Question

An object 3cm high is placed at a distance of 9cm in front of a concave mirror of focal length 18cm. find the position, nature and the size of image formed.

Answer 1

the given spherical mirror is a concave mirror and the object is placed 3 cm height from the principal Axis so due to the sign convention it remains positive therefore ho=3cm
and the next part of the question makes understand that the object is placed 9 CM from the concave mirror. due to sign convention the measurement becomes negative therefore object distance, u=- 9 CM
and also the focal length of a concave mirror is to be taken negative due to the sign convention f=-18cm
so here we know the values of height of the object ,object distance and focal length
we know the formula , 1\f=1\v+1\u
1\-18=1\v+1\-9
6-3\-54=1\v
v=-18 cm
the magnification of the image can be found by using the formula - v\u
m,=-(-18)\-9
=18\-9
=-2
as the magnification of the mirror is -2 the image is real and inverted as the magnification number is more than 1 the image is magnified.
therefore the size of the image is more than that of the size of the object
and given mirror forms a real inverted and magnified image


thank you hope it helps:)

Answer 2

Explanation:

It is given that,

Size of the object, h = 3 cm

Object distance, u = -9 cm

Focal length of the concave mirror, f = -18 cm

Let v is the image distance.
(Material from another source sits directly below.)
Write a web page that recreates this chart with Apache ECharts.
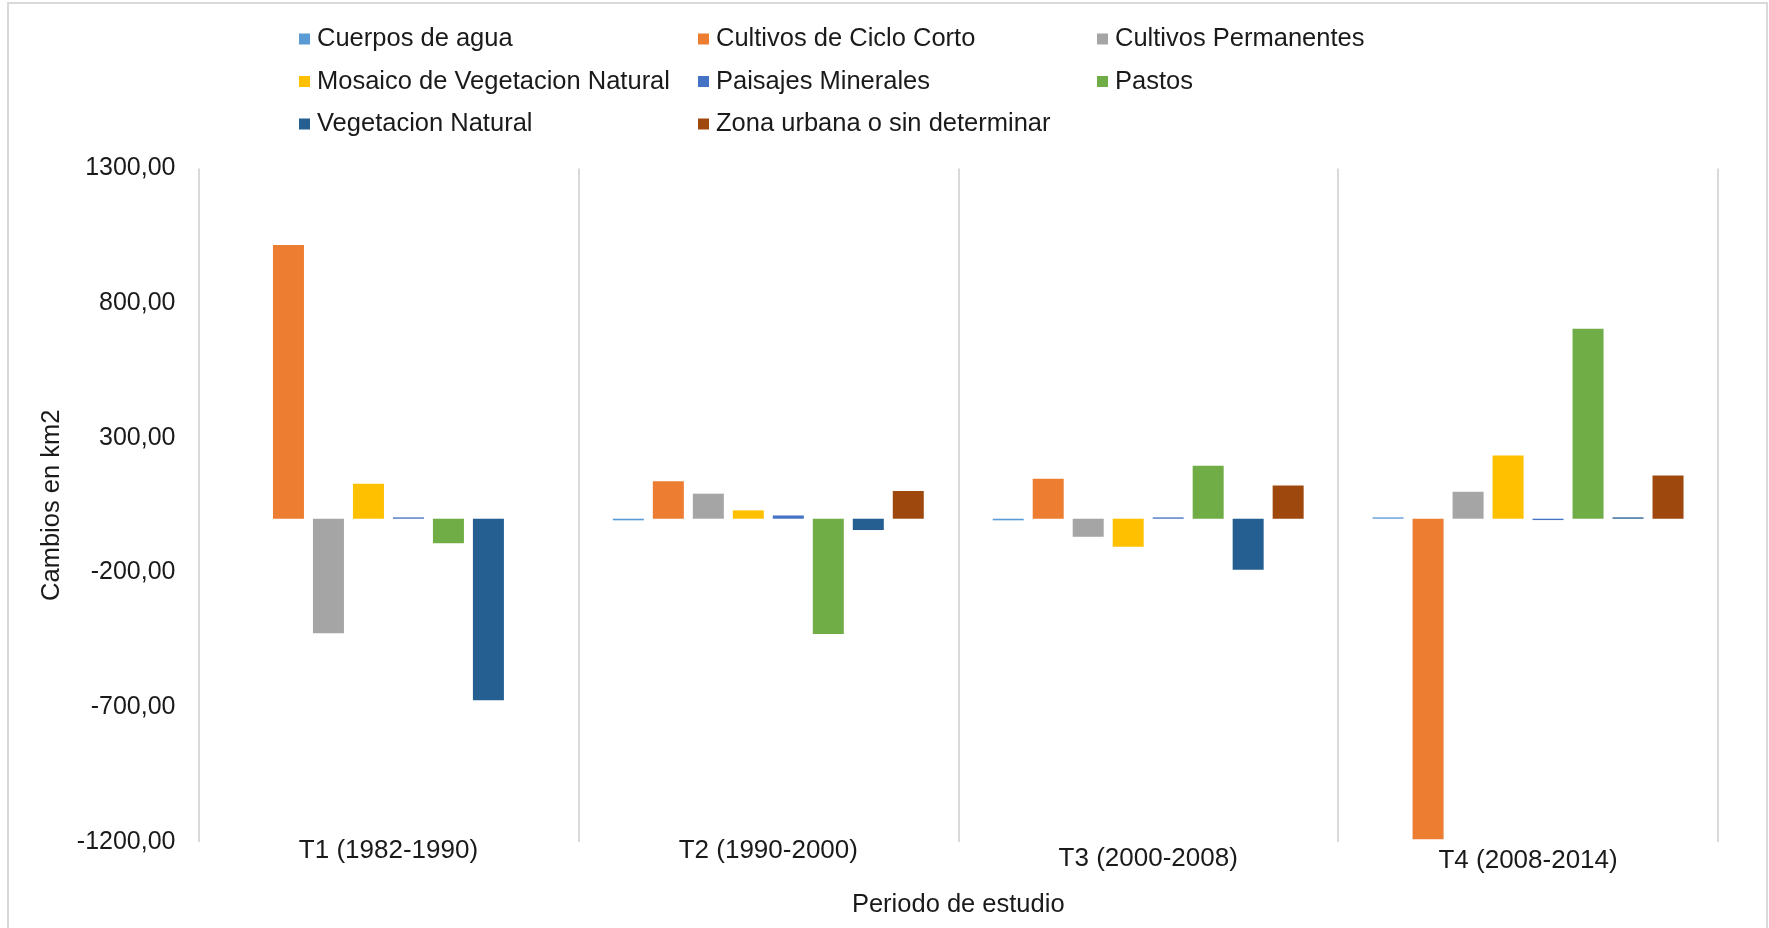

Using the mirror's formula to find its position. It can be calculated as :

$\dfrac{1}{v}=\dfrac{1}{f}-\dfrac{1}{u}$

$\dfrac{1}{v}=\dfrac{1}{-18}-\dfrac{1}{-9}$

v = +18 cm

Magnification of the mirror is calculated as :

$m=\dfrac{-v}{u}=\dfrac{h'}{h}$, h' is the size of image

$m=\dfrac{-18}{-9}=\dfrac{h'}{3}$

h' = 6 cm

So, the image is formed at a distance of 18 cm behind the mirror. The formed image is virtual. Hence, this is the required solution.